In a survey of over 500 students at a total of 47 universities and vocational schools in Miyagi, Fukushima and Iwate (the three most directly affected prefectures), as well as Aomori, Akita and Yamagata, respondents stated that their views on the purpose of work, on nuclear power, and the importance of helping others had changed.
When seeking employment, the students’ key purpose had previously been earning money (23.2%). Now it is reported to be “helping others” (18.8%) and “attaining a stable life” (17.7%). Many also indicated that their motivation is now for the sake of the community (16.8%).
When asked on what issues their views had changed, 19.9% of respondents stated that their views on nuclear power had changed (this figure was higher, at 23%, among students from the affected areas), 18.1% indicated a shift in their perspective on the importance of helping others and 17.7% a change in their appreciation for the basics of daily life such as shelter, food and clothing.
When asked if they identified any positive outcome of the March 11 disaster, 45% mentioned the strengthening of links between people. In terms of lessons they had learned, 34.2% stressed the need for disaster preparedness and 21.1% highlighted the importance of caring for others.
To a question about the characteristics of their ideal society, 38.2% identified a society where people can trust and rely on each other.
Hironobu Nakamura, Soka Gakkai Tohoku student division leader, comments, “Many of our student members have been helping out with relief efforts. They wanted through this survey to listen to and broadcast the voices of their peers. Before the disaster many people were commenting on the lack of human connections in Japanese society. The results clearly indicate how much people value these connections now.”
When asked whether the government had met people’s needs after the disaster, 94% responded that it had not. Of these, 42% highlighted that the government had been slow to act. Questioned about their personal response to the disaster, 41.2% reported that they had engaged in volunteer work, and 27% had given donations.
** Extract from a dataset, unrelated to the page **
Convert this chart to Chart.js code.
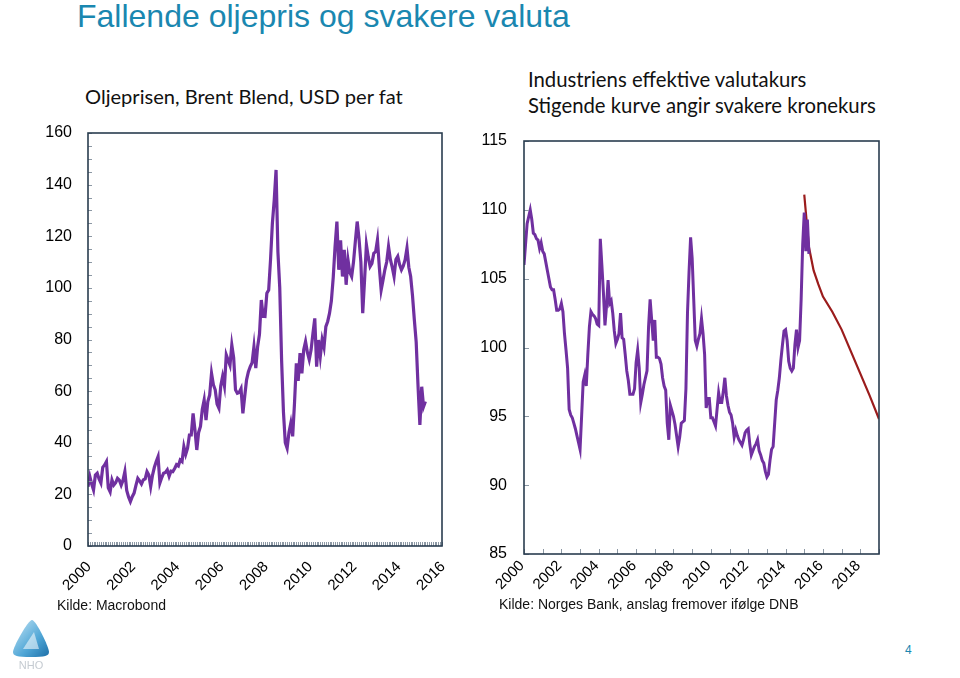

Professor Toshiaki Muramoto of the Tohoku University Graduate School of Information Sciences, who helped design and supervise the survey, comments, “This is an important survey, and rare in that the students initiated it themselves. Through this disaster, people have learned the importance of trusting and relying on each other. I feel this is extremely important for the future of Japanese society.”
The survey was carried out between July 1 and August 21. In total, 700 students were approached, and 511 completed the survey (73%).